Quote: Originally Posted by
Zidane24

Quote: Originally Posted by
apollo911
This is ridiculous - there doesn't seem to be a definitive answer.
Microsoft are going to get another kicking if people go out and buy a full retail and then discover they had no need to.
And what is the difference between the 'upgrade' and an OEM then?
Big difference...
With an OEM copy, that licence is tied to ONE COMPUTER. This means, for instance, that if you uninstall the OEM licence from one machine and then try to install and activate it on another it won't.
To summarize:
Upgrade editions can be installed as many times as you want and re-activated as long as it is only activated to one machine at a time
OEM editions can only be used on the computer that was activated on them first...any subsequent activations must be used on the same machine that it was activated on prior
I had read on MS Technet forums that Upgrades are tied to the upgraded OS license and must be paired with it on any migration, so that if you have an OEM it can't migrate since tied to hardware, but if you use retail for the upgraded OS then it and the Upgrade are portable to migrate to another machine as long as it is only one at a time.

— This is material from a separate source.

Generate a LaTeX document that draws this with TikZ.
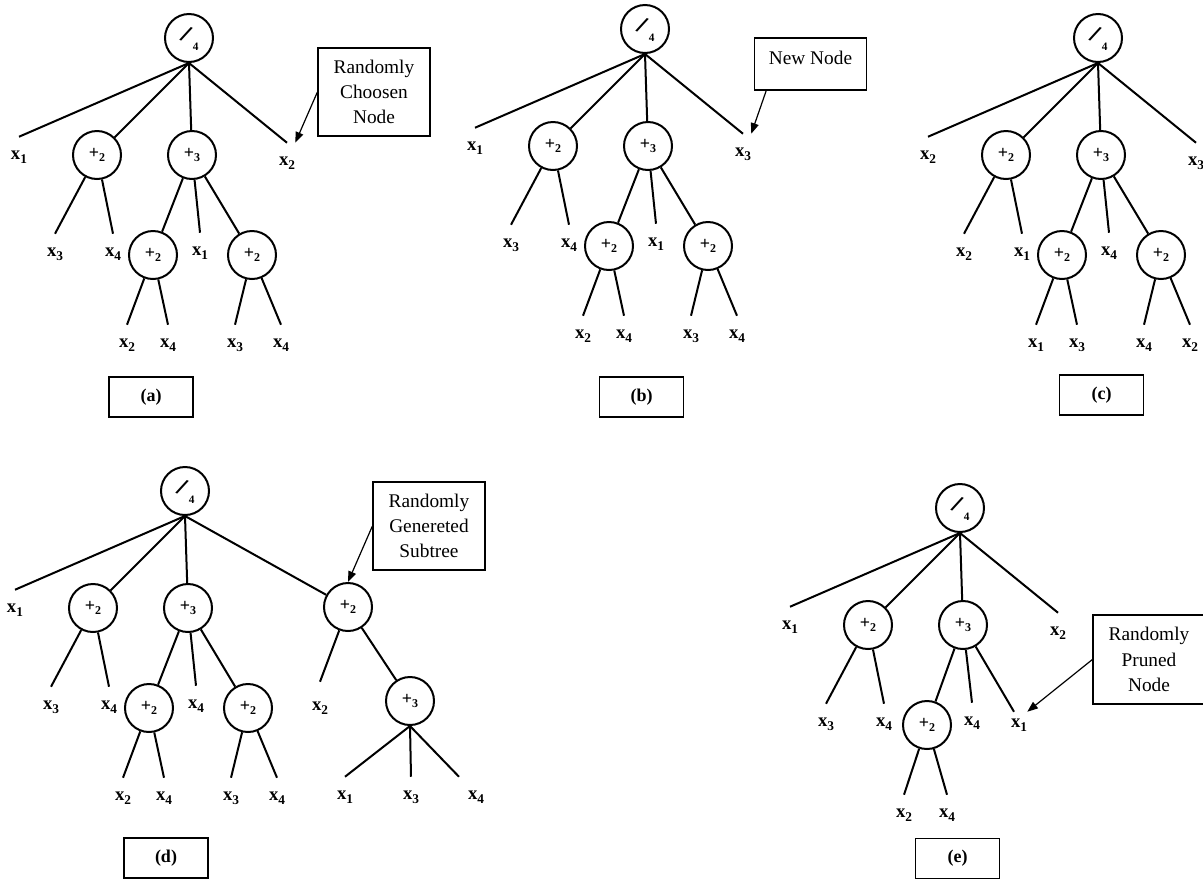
\documentclass[tikz,border=0pt]{standalone}
\usepackage{fontspec}
\usepackage{graphicx}
\setmainfont{Liberation Serif}
\newfontfamily\slashfont{DejaVu Sans}
\usetikzlibrary{arrows.meta,calc}

% variable x_i, operator +_n and the root operator /_4
\newcommand\leafx[1]{x\raisebox{-0.45ex}{\fontsize{10}{10}\selectfont #1}}
\newcommand\plusop[1]{+\raisebox{-0.45ex}{\fontsize{9}{9}\selectfont #1}}
\newcommand\divop{\raisebox{0.3ex}{\rotatebox{-25}{\slashfont\fontsize{15}{15}\selectfont\bfseries /}}\raisebox{-1.1ex}{\fontsize{8.5}{8.5}\selectfont 4}}

\tikzset{
  op/.style={draw, circle, line width=1.5pt, minimum size=36pt, inner sep=0pt,
             font=\fontsize{13.5}{13.5}\selectfont\bfseries},
  leaf/.style={minimum height=30pt, inner sep=0pt,
               font=\fontsize{14}{14}\selectfont\bfseries},
  edge/.style={line width=1.5pt},
  tag/.style={draw, line width=0.9pt, minimum width=63pt, minimum height=30pt,
              inner sep=0pt, font=\fontsize{13.5}{13.5}\selectfont\bfseries},
  note/.style={draw, line width=0.9pt, align=center, inner sep=0pt,
               minimum width=84pt, font=\fontsize{14.5}{19}\selectfont},
  pointer/.style={line width=0.9pt, -{Triangle[length=8pt,width=6pt]}}
}

\begin{document}
\begin{tikzpicture}[x=0.75pt, y=-0.75pt]
\clip (0,0) rectangle (1203,879);
\fill[white] (0,0) rectangle (1203,879);

% ---------------- tree (a) ----------------
\begin{scope}
\node[op] (a-r) at (189,38) {\divop};
\node[leaf] (a-1) at (19,157) {\leafx1};
\node[op] (a-p) at (97,155) {\plusop2};
\node[op] (a-q) at (192,155) {\plusop3};
\node[leaf] (a-4) at (287,163) {\leafx2};
\node[leaf] (a-p1) at (55,254) {\leafx3};
\node[leaf] (a-p2) at (113,254) {\leafx4};
\node[op] (a-s) at (153,255) {\plusop2};
\node[leaf] (a-q2) at (200,253) {\leafx1};
\node[op] (a-t) at (252,255) {\plusop2};
\node[leaf] (a-s1) at (127,345) {\leafx2};
\node[leaf] (a-s2) at (168,345) {\leafx4};
\node[leaf] (a-t1) at (235,345) {\leafx3};
\node[leaf] (a-t2) at (281,345) {\leafx4};
\draw[edge] (a-r.south) -- (a-1.north);
\draw[edge] (a-r.south) -- (a-p);
\draw[edge] (a-r.south) -- (a-q);
\draw[edge] (a-r.south) -- (a-4.north);
\draw[edge] (a-p) -- (a-p1.north);
\draw[edge] (a-p) -- (a-p2.north);
\draw[edge] (a-q) -- (a-s);
\draw[edge] (a-q) -- (a-q2.north);
\draw[edge] (a-q) -- (a-t);
\draw[edge] (a-s) -- (a-s1.north);
\draw[edge] (a-s) -- (a-s2.north);
\draw[edge] (a-t) -- (a-t1.north);
\draw[edge] (a-t) -- (a-t2.north);
\node[note, minimum height=66pt] (a-n) at (374,92) {Randomly\\Choosen\\Node};
\draw[pointer] (a-n.west) -- (a-4.north east);
\node[tag] (a-tag) at (151,397) {(a)};
\end{scope}

% ---------------- tree (b) ----------------
\begin{scope}[shift={(456,-9)}]
\node[op] (b-r) at (189,38) {\divop};
\node[leaf] (b-1) at (19,157) {\leafx1};
\node[op] (b-p) at (97,155) {\plusop2};
\node[op] (b-q) at (192,155) {\plusop3};
\node[leaf] (b-4) at (287,163) {\leafx3};
\node[leaf] (b-p1) at (55,254) {\leafx3};
\node[leaf] (b-p2) at (113,254) {\leafx4};
\node[op] (b-s) at (153,255) {\plusop2};
\node[leaf] (b-q2) at (200,253) {\leafx1};
\node[op] (b-t) at (252,255) {\plusop2};
\node[leaf] (b-s1) at (127,345) {\leafx2};
\node[leaf] (b-s2) at (168,345) {\leafx4};
\node[leaf] (b-t1) at (235,345) {\leafx3};
\node[leaf] (b-t2) at (281,345) {\leafx4};
\draw[edge] (b-r.south) -- (b-1.north);
\draw[edge] (b-r.south) -- (b-p);
\draw[edge] (b-r.south) -- (b-q);
\draw[edge] (b-r.south) -- (b-4.north);
\draw[edge] (b-p) -- (b-p1.north);
\draw[edge] (b-p) -- (b-p2.north);
\draw[edge] (b-q) -- (b-s);
\draw[edge] (b-q) -- (b-q2.north);
\draw[edge] (b-q) -- (b-t);
\draw[edge] (b-s) -- (b-s1.north);
\draw[edge] (b-s) -- (b-s2.north);
\draw[edge] (b-t) -- (b-t1.north);
\draw[edge] (b-t) -- (b-t2.north);
\node[note, minimum height=39pt, text depth=10pt] (b-n) at (354.5,73) {New Node};
\draw[pointer] (b-n.211) -- (b-4.north east);
\node[tag] (b-tag) at (185.5,406) {(b)};
\end{scope}

% ---------------- tree (c) ----------------
\begin{scope}[shift={(909,0)}]
\node[op] (c-r) at (189,38) {\divop};
\node[leaf] (c-1) at (19,157) {\leafx2};
\node[op] (c-p) at (97,155) {\plusop2};
\node[op] (c-q) at (192,155) {\plusop3};
\node[leaf] (c-4) at (287,163) {\leafx3};
\node[leaf] (c-p1) at (55,254) {\leafx2};
\node[leaf] (c-p2) at (113,254) {\leafx1};
\node[op] (c-s) at (153,255) {\plusop2};
\node[leaf] (c-q2) at (200,253) {\leafx4};
\node[op] (c-t) at (252,255) {\plusop2};
\node[leaf] (c-s1) at (127,345) {\leafx1};
\node[leaf] (c-s2) at (168,345) {\leafx3};
\node[leaf] (c-t1) at (235,345) {\leafx4};
\node[leaf] (c-t2) at (281,345) {\leafx2};
\draw[edge] (c-r.south) -- (c-1.north);
\draw[edge] (c-r.south) -- (c-p);
\draw[edge] (c-r.south) -- (c-q);
\draw[edge] (c-r.south) -- (c-4.north);
\draw[edge] (c-p) -- (c-p1.north);
\draw[edge] (c-p) -- (c-p2.north);
\draw[edge] (c-q) -- (c-s);
\draw[edge] (c-q) -- (c-q2.north);
\draw[edge] (c-q) -- (c-t);
\draw[edge] (c-s) -- (c-s1.north);
\draw[edge] (c-s) -- (c-s2.north);
\draw[edge] (c-t) -- (c-t1.north);
\draw[edge] (c-t) -- (c-t2.north);
\node[tag] (c-tag) at (192.5,395) {(c)};
\end{scope}

% ---------------- tree (d) ----------------
\begin{scope}[shift={(-4,453)}]
\node[op] (d-r) at (189,38) {\divop};
\node[leaf] (d-1) at (19,157) {\leafx1};
\node[op] (d-p) at (97,155) {\plusop2};
\node[op] (d-q) at (192,155) {\plusop3};
\node[leaf] (d-p1) at (55,254) {\leafx3};
\node[leaf] (d-p2) at (113,254) {\leafx4};
\node[op] (d-s) at (153,255) {\plusop2};
\node[leaf] (d-q2) at (200,253) {\leafx4};
\node[op] (d-t) at (252,255) {\plusop2};
\node[leaf] (d-s1) at (127,345) {\leafx2};
\node[leaf] (d-s2) at (168,345) {\leafx4};
\node[leaf] (d-t1) at (235,345) {\leafx3};
\node[leaf] (d-t2) at (281,345) {\leafx4};
% the generated subtree
\node[op] (d-u) at (352,154) {\plusop2};
\node[leaf, minimum height=39pt] (d-u1) at (324,255) {\leafx2};
\node[op] (d-v) at (414,248) {\plusop3};
\node[leaf] (d-v1) at (349,344) {\leafx1};
\node[leaf] (d-v2) at (415,344) {\leafx3};
\node[leaf] (d-v3) at (480,344) {\leafx4};
\draw[edge] (d-r.south) -- (d-1.north);
\draw[edge] (d-r.south) -- (d-p);
\draw[edge] (d-r.south) -- (d-q);
\draw[edge] (d-r.south) -- (d-u);
\draw[edge] (d-p) -- (d-p1.north);
\draw[edge] (d-p) -- (d-p2.north);
\draw[edge] (d-q) -- (d-s);
\draw[edge] (d-q) -- (d-q2.north);
\draw[edge] (d-q) -- (d-t);
\draw[edge] (d-s) -- (d-s1.north);
\draw[edge] (d-s) -- (d-s2.north);
\draw[edge] (d-t) -- (d-t1.north);
\draw[edge] (d-t) -- (d-t2.north);
\draw[edge] (d-u) -- (d-u1.north);
\draw[edge] (d-u) -- (d-v);
\draw[edge] (d-v.south) -- (d-v1.north);
\draw[edge] (d-v.south) -- (d-v2.north);
\draw[edge] (d-v.south) -- ($(d-v3.north)+(-17,0)$);
\node[note, minimum height=66pt] (d-n) at (433,73) {Randomly\\Genereted\\Subtree};
\draw[pointer] (d-n.west) -- (d-u.north);
\node[tag] (d-tag) at (170,405) {(d)};
\end{scope}

% ---------------- tree (e) ----------------
\begin{scope}[shift={(771,470)}]
\node[op] (e-r) at (189,38) {\divop};
\node[leaf] (e-1) at (19,157) {\leafx1};
\node[op] (e-p) at (97,155) {\plusop2};
\node[op] (e-q) at (192,155) {\plusop3};
\node[leaf] (e-4) at (287,163) {\leafx2};
\node[leaf] (e-p1) at (55,254) {\leafx3};
\node[leaf] (e-p2) at (113,254) {\leafx4};
\node[op] (e-s) at (156,255) {\plusop2};
\node[leaf] (e-q2) at (201,253) {\leafx4};
\node[leaf, minimum height=19.5pt] (e-q3) at (248,255) {\leafx1};
\node[leaf] (e-s1) at (133,345) {\leafx2};
\node[leaf] (e-s2) at (176,345) {\leafx4};
\draw[edge] (e-r.south) -- (e-1.north);
\draw[edge] (e-r.south) -- (e-p);
\draw[edge] (e-r.south) -- (e-q);
\draw[edge] (e-r.south) -- (e-4.north);
\draw[edge] (e-p) -- (e-p1.north);
\draw[edge] (e-p) -- (e-p2.north);
\draw[edge] (e-q) -- (e-s);
\draw[edge] (e-q) -- (e-q2.north);
\draw[edge] (e-q) -- ($(e-q3.north)+(-5,0)$);
\draw[edge] (e-s) -- (e-s1.north);
\draw[edge] (e-s) -- (e-s2.north);
\node[note, minimum height=66.75pt] (e-n) at (378,189.5) {Randomly\\Pruned\\Node};
\draw[pointer] (e-n.west) -- (e-q3.north east);
\node[tag] (e-tag) at (186.5,388.5) {(e)};
\end{scope}
\end{tikzpicture}
\end{document}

When I asked the MVP's how this is enforced since the upgraded OS is not deactivated or linked to the upgrade, they told me that it is not but is only binding in the EULA, that you can in actuality move an Upgrade anywhere you want as long as it is one machine at a time.
Just to be safe, I pulled out my retail XP to put on my laptop to use with the Upgrade disk so it would be portable for life, but when it arrived it clean installed to formatted HDD, so I didn't need it. So much for Technet's EULese.
Now Technet is insisting that these clean installs are against the EULA and could later be caught up with by WGA.